Where I lived as a child in Liverpool, the other side of the road were rows and rows of bombed terrace houses with the occupants still living there some four years after the war. Later, I had 8 teachers for four years. All in the same school, at the same time. Well, about an hour apart. That should give some idea of the breadth, if not the depth, of the curriculum. I only excelled at two: English Lit/Gram, and generalbuggerinaboutandbeinanuisance (in my Works Word… that’s the longest red underline I’ve ever had).

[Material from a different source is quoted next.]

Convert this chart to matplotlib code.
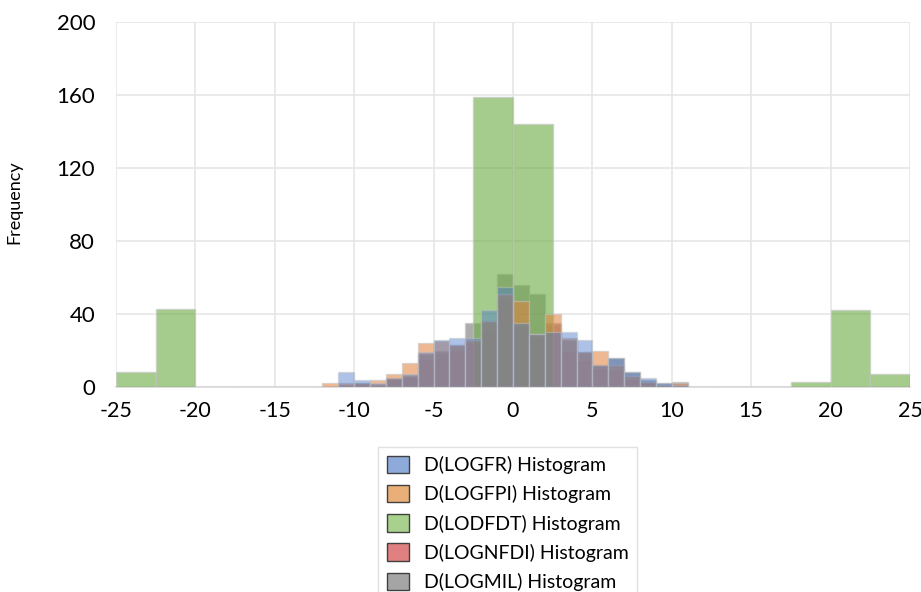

I confess to enjoying the latter much more than the former, seemed to come naturally. Two parents (one of each, for the pedants. Anything else was frowned on then.) whom I’ve no doubt were loving and caring although totally indifferent to me and my three sisters. Poor is too small a word, and don’t want to get into a ‘I was poorer than you’ game but suffice to say I did go to school with Oxydol packets in my shoes. I was, however, thankful that in being the firstborn, ergo largest, I was never troubled with hand-me-down dresses and cute little cardies. In spite of the very ‘umbleness none of us were any trouble (other than my pre-teen misunderstandings concerning orchards, apparently abandoned property with no discernable owner, and clandestine door-knocking) and never resorted to viciousness or criminal activity as a way of life..
Given the present day relative affluence, I am absolutely fed up to the back teeth with the nauseous windbags (not on here naturally) that insist on trotting out the bugle calls of social deprivation, dysfunctional families, and lack of ‘role models’ to explain and defend sheer troublemakers for whom the reference ‘feral’ might read ‘fear sod all’.
I wish for the life of me that people would call a spade a spade, correctly identify the correct problem and in so doing arrive at the correct and effective solution.
Sorry, the law of diminishing returns (time left v. life experience) increase exponentially the older you get.